Czuła, dowcipna i wzruszająca historia o przyjaźni i tym, że na zwierzęta, w przeciwieństwie do ludzi, zawsze można liczyć. "Simonę", film dokumentalny Natalii Korynckiej-Gruz, zobaczymy przedpremierowo 5 września w Kinie Pod Baranami w ramach Festiwalu Przyszłości Bomba Megabitowa.
Simona Kossak - kobieta rakieta, matka chrzestna Białowieży, dzielna dziewczyna w warkoczach, dla której od rodowego nazwiska Kossaków ważniejsza była dzika puszcza. Reżyserka Natalia Koryncka-Gruz opowiada o niej ustami dwóch najważniejszych kobiet w życiu Simony: siostrzenicy Joanny Kossak i jej córki, Idy Matysek. Tak szczerej rozmowy obie panie nigdy wcześniej nie przeprowadziły.

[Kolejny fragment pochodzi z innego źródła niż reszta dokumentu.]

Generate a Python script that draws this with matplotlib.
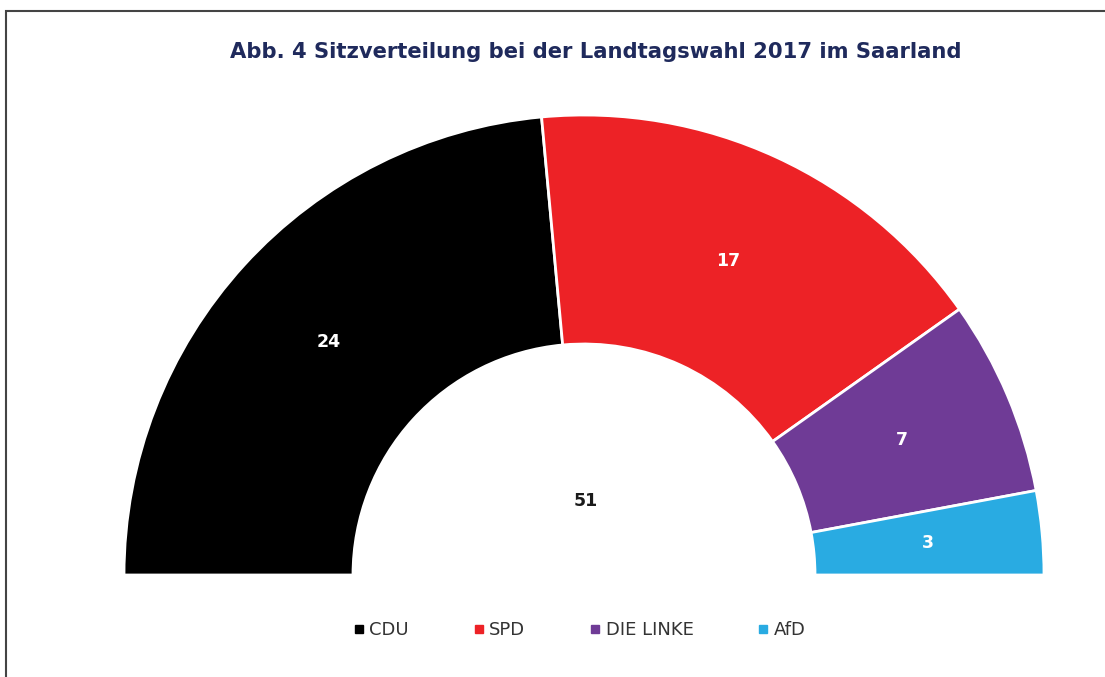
import matplotlib.pyplot as plt
from matplotlib.lines import Line2D
import numpy as np

# seats per party
parties = ['CDU', 'SPD', 'DIE LINKE', 'AfD']
seats = [24, 17, 7, 3]
colors = ['#000000', '#ED2226', '#6F3B96', '#29ABE2']
total = sum(seats)

W, H = 1105, 677
fig = plt.figure(figsize=(W / 100, H / 100), dpi=100)
ax = fig.add_axes([0, 0, 1, 1])

# half donut: add an invisible wedge for the bottom half
cx, cy = 584, H - 575
r_out, r_in = 460, 231
wedges, _ = ax.pie(seats + [total], colors=colors + ['none'], startangle=180,
                   counterclock=False, radius=r_out, center=(cx, cy), frame=True,
                   wedgeprops=dict(width=r_out - r_in, edgecolor='white', linewidth=2))
wedges[-1].set_visible(False)

ax.set_xlim(0, W)
ax.set_ylim(0, H)
ax.axis('off')

# value labels in the middle of each ring segment
r_mid = (r_out + r_in) / 2
for w, n in zip(wedges[:-1], seats):
    ang = np.deg2rad((w.theta1 + w.theta2) / 2)
    ax.text(cx + r_mid * np.cos(ang), cy + r_mid * np.sin(ang), str(n),
            ha='center', va='center', color='white', fontsize=12.5, fontweight='bold')

ax.text(cx + 2, H - 501, str(total), ha='center', va='center', color='#1a1a1a',
        fontsize=12.5, fontweight='bold')

fig.text(596 / W, 1 - 52 / H, 'Abb. 4 Sitzverteilung bei der Landtagswahl 2017 im Saarland',
         ha='center', va='center', color='#1F2A5C', fontsize=15.25, fontweight='bold')

# legend
handles = [Line2D([], [], ls='none', marker='s', markersize=6, color=c) for c in colors]
leg = ax.legend(handles, parties, loc='center', bbox_to_anchor=(580 / W, 1 - 630 / H),
                ncol=4, frameon=False, fontsize=13, handlelength=0.5, handletextpad=0.35,
                columnspacing=3.6, labelcolor='#333333')

# chart border (left and top visible)
border = plt.Rectangle((5.5 / W, -0.1), 1.2, 1 - 10.5 / H + 0.1, transform=fig.transFigure,
                       fill=False, edgecolor='#444444', linewidth=1.5)
fig.patches.append(border)

fig.savefig('out.png', dpi=100)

- Kiedy pojechałam na pierwszą dokumentację do Joanny Kossak, siostrzenicy Simony, dowiedziałam się o istnieniu jej córki Idy - jedynej spadkobierczyni Simony i Lecha Wilczka, partnera Kossakówny. Ida nie mieszka na stałe w Polsce, a w Finlandii. Doszłam do wniosku, że widzowie będą poznawać Simonę właśnie razem z Idą, dlatego zaproponowałam, żeby to ona wyruszyła ze mną w tę podróż - tłumaczy reżyserka.